▶ _Instructions for the task_: In this exercise, return the whole listing exactly, excluding any images.

▶ _Collected data_:

___

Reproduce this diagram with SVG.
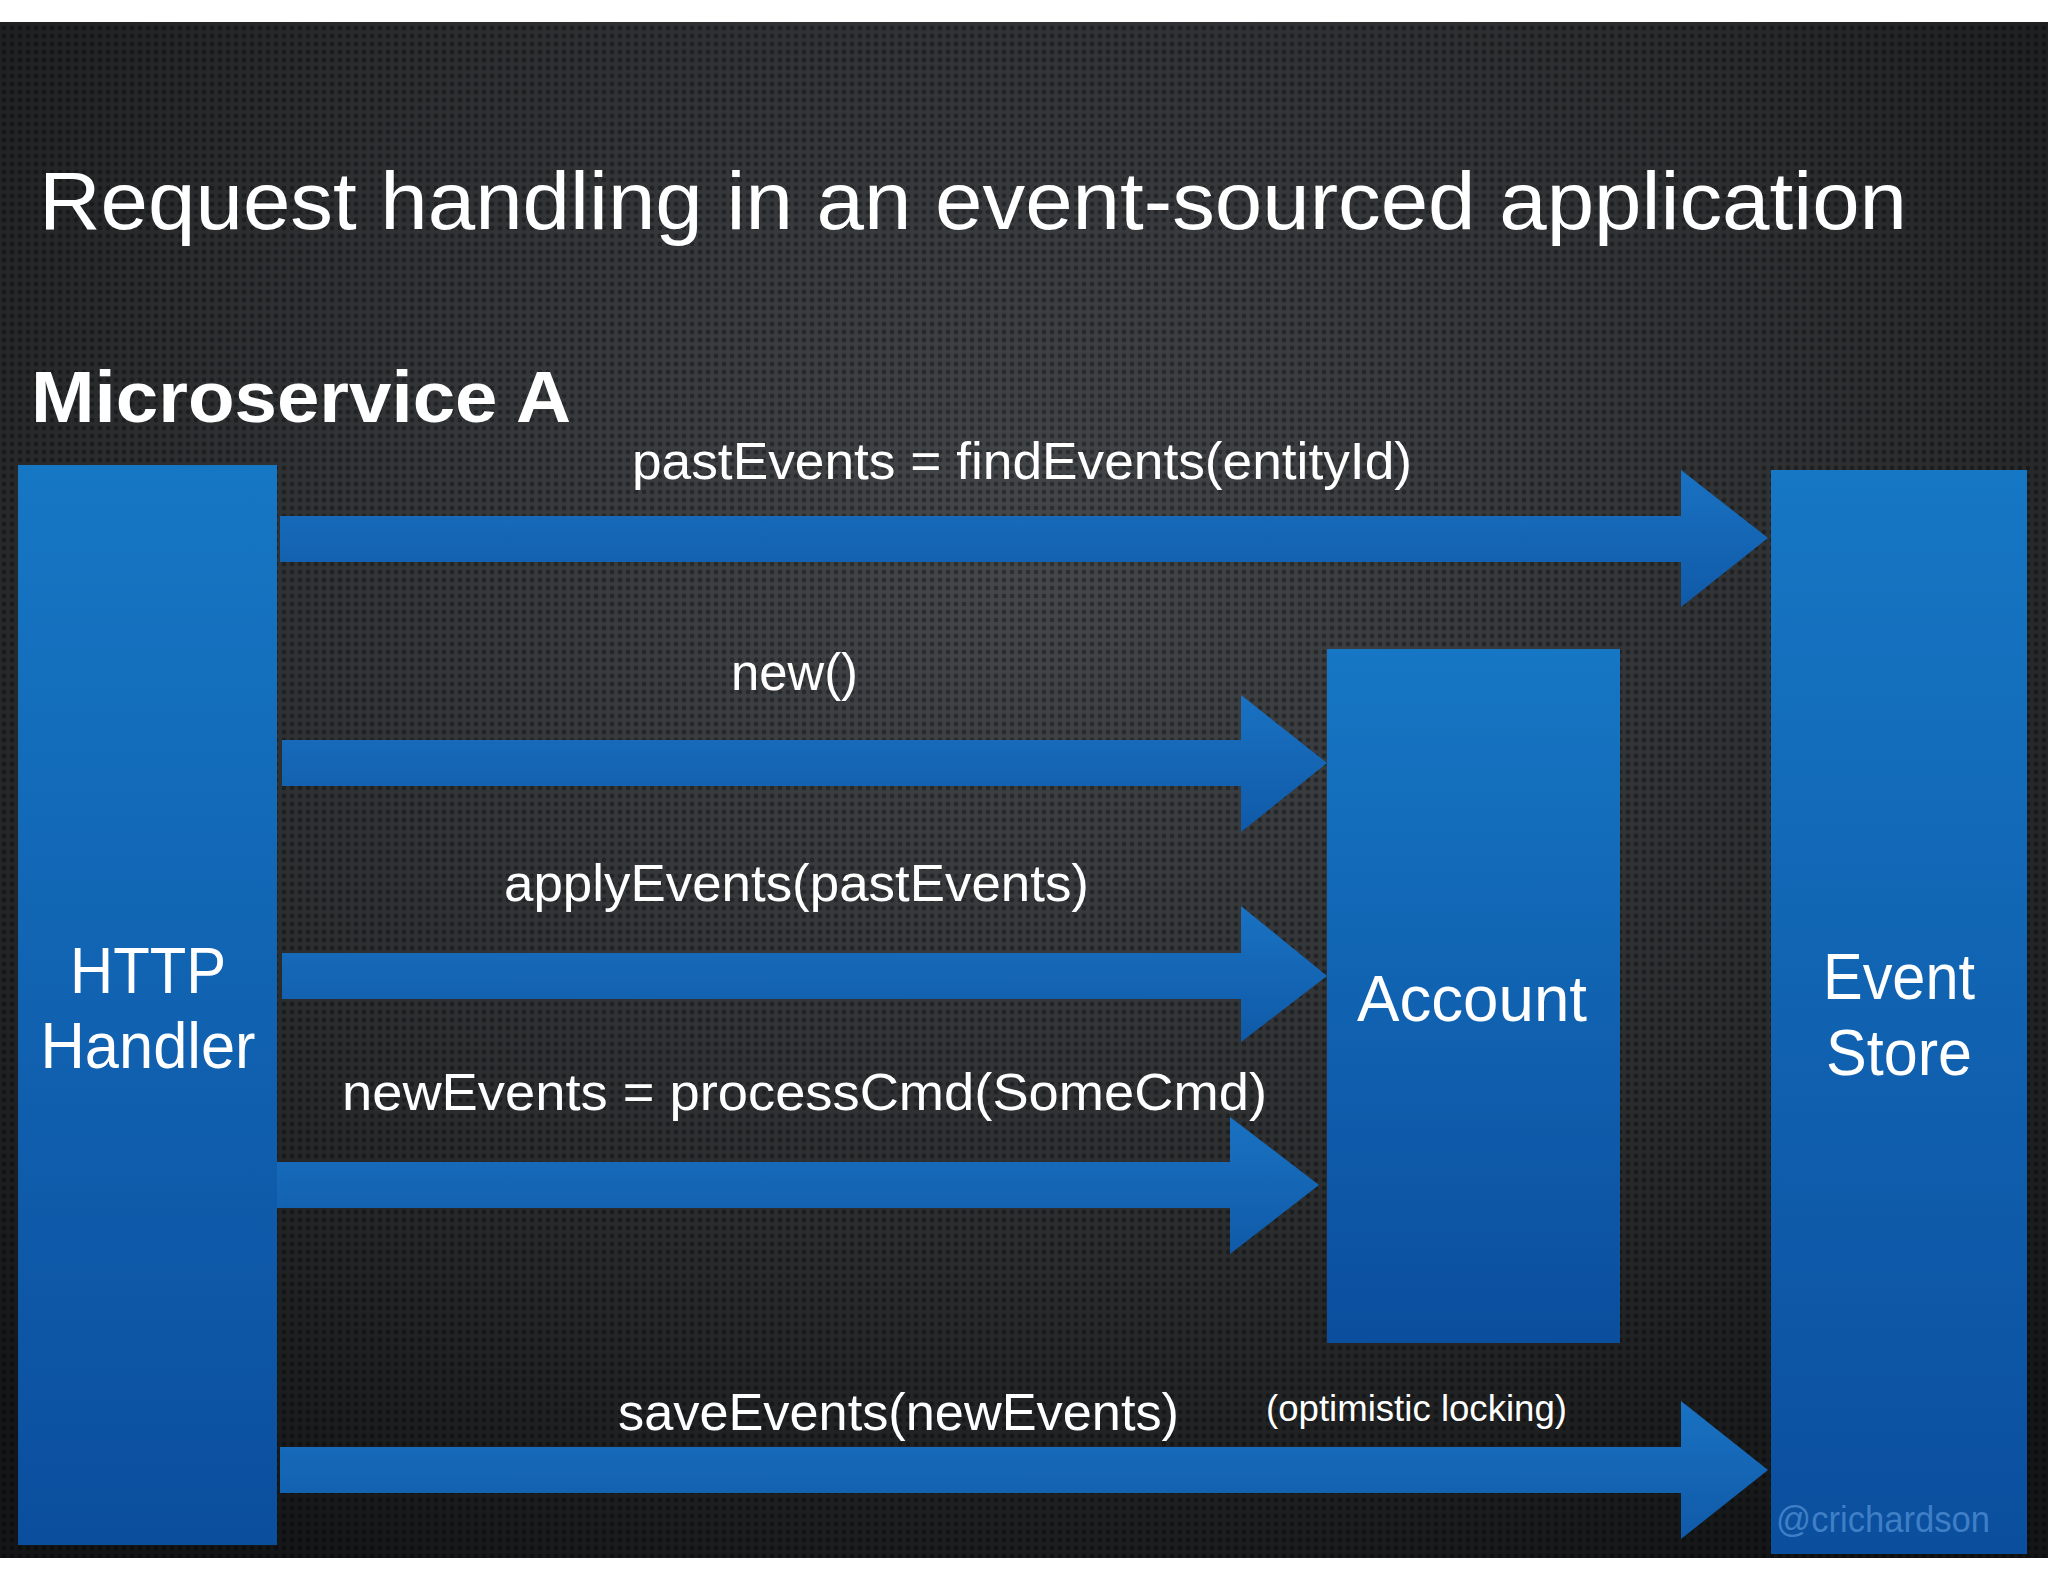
<svg xmlns="http://www.w3.org/2000/svg" width="2048" height="1582" viewBox="0 0 2048 1582">
<defs>
<radialGradient id="bg" cx="0.5" cy="0.35" r="0.75">
<stop offset="0" stop-color="#45484b"/><stop offset="0.6" stop-color="#2a2c2e"/><stop offset="1" stop-color="#141516"/>
</radialGradient>
<pattern id="dots" width="8" height="8" patternUnits="userSpaceOnUse">
<circle cx="4" cy="4" r="2.4" fill="#000" opacity="0.35"/>
</pattern>
<linearGradient id="box" x1="0" y1="0" x2="0" y2="1">
<stop offset="0" stop-color="#1677c4"/><stop offset="1" stop-color="#0b4e9e"/>
</linearGradient>
<linearGradient id="arr" x1="0" y1="0" x2="0" y2="1">
<stop offset="0" stop-color="#1a72c2"/><stop offset="1" stop-color="#0f5aa8"/>
</linearGradient>
<style>
.t{font-family:"Liberation Sans",Arial,sans-serif;fill:#fff}
.lbl{font-size:52px}
.node{font-size:64px;text-anchor:middle}
.a{fill:url(#arr)}
.b{fill:url(#box)}
</style>
</defs>
<rect width="2048" height="1582" fill="#fff"/>
<rect y="22" width="2048" height="1536" fill="url(#bg)"/>
<rect y="22" width="2048" height="1536" fill="url(#dots)"/>
<text class="t" x="39" y="229" font-size="82" textLength="1868" lengthAdjust="spacingAndGlyphs">Request handling in an event-sourced application</text>
<text class="t" x="31" y="422" font-size="72" font-weight="bold" textLength="540" lengthAdjust="spacingAndGlyphs">Microservice A</text>
<g id="connectors">
<polygon class="a" points="280,516 1681,516 1681,470 1768,538 1681,607 1681,562 280,562"/>
<polygon class="a" points="282,740 1241,740 1241,695 1327,763 1241,832 1241,786 282,786"/>
<polygon class="a" points="282,953 1241,953 1241,906 1327,976 1241,1042 1241,999 282,999"/>
<polygon class="a" points="274,1162 1230,1162 1230,1117 1319,1185 1230,1254 1230,1208 274,1208"/>
<polygon class="a" points="280,1447 1681,1447 1681,1401 1768,1470 1681,1539 1681,1493 280,1493"/>
<text class="t lbl" x="632" y="479" textLength="780" lengthAdjust="spacingAndGlyphs">pastEvents = findEvents(entityId)</text>
<text class="t lbl" x="731" y="690" textLength="127" lengthAdjust="spacingAndGlyphs">new()</text>
<text class="t lbl" x="504" y="901" textLength="585" lengthAdjust="spacingAndGlyphs">applyEvents(pastEvents)</text>
<text class="t lbl" x="342" y="1110" textLength="925" lengthAdjust="spacingAndGlyphs">newEvents = processCmd(SomeCmd)</text>
<text class="t lbl" x="618" y="1430" textLength="561" lengthAdjust="spacingAndGlyphs">saveEvents(newEvents)</text>
<text class="t" x="1266" y="1421" font-size="36" textLength="301" lengthAdjust="spacingAndGlyphs">(optimistic locking)</text>
</g>
<g id="http-handler">
<rect class="b" x="18" y="465" width="259" height="1080"/>
<text class="t node" x="148" y="993" textLength="156" lengthAdjust="spacingAndGlyphs">HTTP</text>
<text class="t node" x="148" y="1068" textLength="215" lengthAdjust="spacingAndGlyphs">Handler</text>
</g>
<g id="account">
<rect class="b" x="1327" y="649" width="293" height="694"/>
<text class="t node" x="1472" y="1021" textLength="230" lengthAdjust="spacingAndGlyphs">Account</text>
</g>
<g id="event-store">
<rect class="b" x="1771" y="470" width="256" height="1084"/>
<text class="t node" x="1899" y="999" textLength="152" lengthAdjust="spacingAndGlyphs">Event</text>
<text class="t node" x="1899" y="1075" textLength="146" lengthAdjust="spacingAndGlyphs">Store</text>
<text x="1776" y="1532" font-family="Liberation Sans,Arial,sans-serif" font-size="36" fill="#3f7fc6" textLength="214" lengthAdjust="spacingAndGlyphs">@crichardson</text>
</g>
</svg>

___

▶ _Finished exercise_:
Reproduce this diagram with SVG.
<svg xmlns="http://www.w3.org/2000/svg" width="2048" height="1582" viewBox="0 0 2048 1582">
<defs>
<radialGradient id="bg" cx="0.5" cy="0.35" r="0.75">
<stop offset="0" stop-color="#45484b"/><stop offset="0.6" stop-color="#2a2c2e"/><stop offset="1" stop-color="#141516"/>
</radialGradient>
<pattern id="dots" width="8" height="8" patternUnits="userSpaceOnUse">
<circle cx="4" cy="4" r="2.4" fill="#000" opacity="0.35"/>
</pattern>
<linearGradient id="box" x1="0" y1="0" x2="0" y2="1">
<stop offset="0" stop-color="#1677c4"/><stop offset="1" stop-color="#0b4e9e"/>
</linearGradient>
<linearGradient id="arr" x1="0" y1="0" x2="0" y2="1">
<stop offset="0" stop-color="#1a72c2"/><stop offset="1" stop-color="#0f5aa8"/>
</linearGradient>
<style>
.t{font-family:"Liberation Sans",Arial,sans-serif;fill:#fff}
.lbl{font-size:52px}
.node{font-size:64px;text-anchor:middle}
.a{fill:url(#arr)}
.b{fill:url(#box)}
</style>
</defs>
<rect width="2048" height="1582" fill="#fff"/>
<rect y="22" width="2048" height="1536" fill="url(#bg)"/>
<rect y="22" width="2048" height="1536" fill="url(#dots)"/>
<text class="t" x="39" y="229" font-size="82" textLength="1868" lengthAdjust="spacingAndGlyphs">Request handling in an event-sourced application</text>
<text class="t" x="31" y="422" font-size="72" font-weight="bold" textLength="540" lengthAdjust="spacingAndGlyphs">Microservice A</text>
<g id="connectors">
<polygon class="a" points="280,516 1681,516 1681,470 1768,538 1681,607 1681,562 280,562"/>
<polygon class="a" points="282,740 1241,740 1241,695 1327,763 1241,832 1241,786 282,786"/>
<polygon class="a" points="282,953 1241,953 1241,906 1327,976 1241,1042 1241,999 282,999"/>
<polygon class="a" points="274,1162 1230,1162 1230,1117 1319,1185 1230,1254 1230,1208 274,1208"/>
<polygon class="a" points="280,1447 1681,1447 1681,1401 1768,1470 1681,1539 1681,1493 280,1493"/>
<text class="t lbl" x="632" y="479" textLength="780" lengthAdjust="spacingAndGlyphs">pastEvents = findEvents(entityId)</text>
<text class="t lbl" x="731" y="690" textLength="127" lengthAdjust="spacingAndGlyphs">new()</text>
<text class="t lbl" x="504" y="901" textLength="585" lengthAdjust="spacingAndGlyphs">applyEvents(pastEvents)</text>
<text class="t lbl" x="342" y="1110" textLength="925" lengthAdjust="spacingAndGlyphs">newEvents = processCmd(SomeCmd)</text>
<text class="t lbl" x="618" y="1430" textLength="561" lengthAdjust="spacingAndGlyphs">saveEvents(newEvents)</text>
<text class="t" x="1266" y="1421" font-size="36" textLength="301" lengthAdjust="spacingAndGlyphs">(optimistic locking)</text>
</g>
<g id="http-handler">
<rect class="b" x="18" y="465" width="259" height="1080"/>
<text class="t node" x="148" y="993" textLength="156" lengthAdjust="spacingAndGlyphs">HTTP</text>
<text class="t node" x="148" y="1068" textLength="215" lengthAdjust="spacingAndGlyphs">Handler</text>
</g>
<g id="account">
<rect class="b" x="1327" y="649" width="293" height="694"/>
<text class="t node" x="1472" y="1021" textLength="230" lengthAdjust="spacingAndGlyphs">Account</text>
</g>
<g id="event-store">
<rect class="b" x="1771" y="470" width="256" height="1084"/>
<text class="t node" x="1899" y="999" textLength="152" lengthAdjust="spacingAndGlyphs">Event</text>
<text class="t node" x="1899" y="1075" textLength="146" lengthAdjust="spacingAndGlyphs">Store</text>
<text x="1776" y="1532" font-family="Liberation Sans,Arial,sans-serif" font-size="36" fill="#3f7fc6" textLength="214" lengthAdjust="spacingAndGlyphs">@crichardson</text>
</g>
</svg>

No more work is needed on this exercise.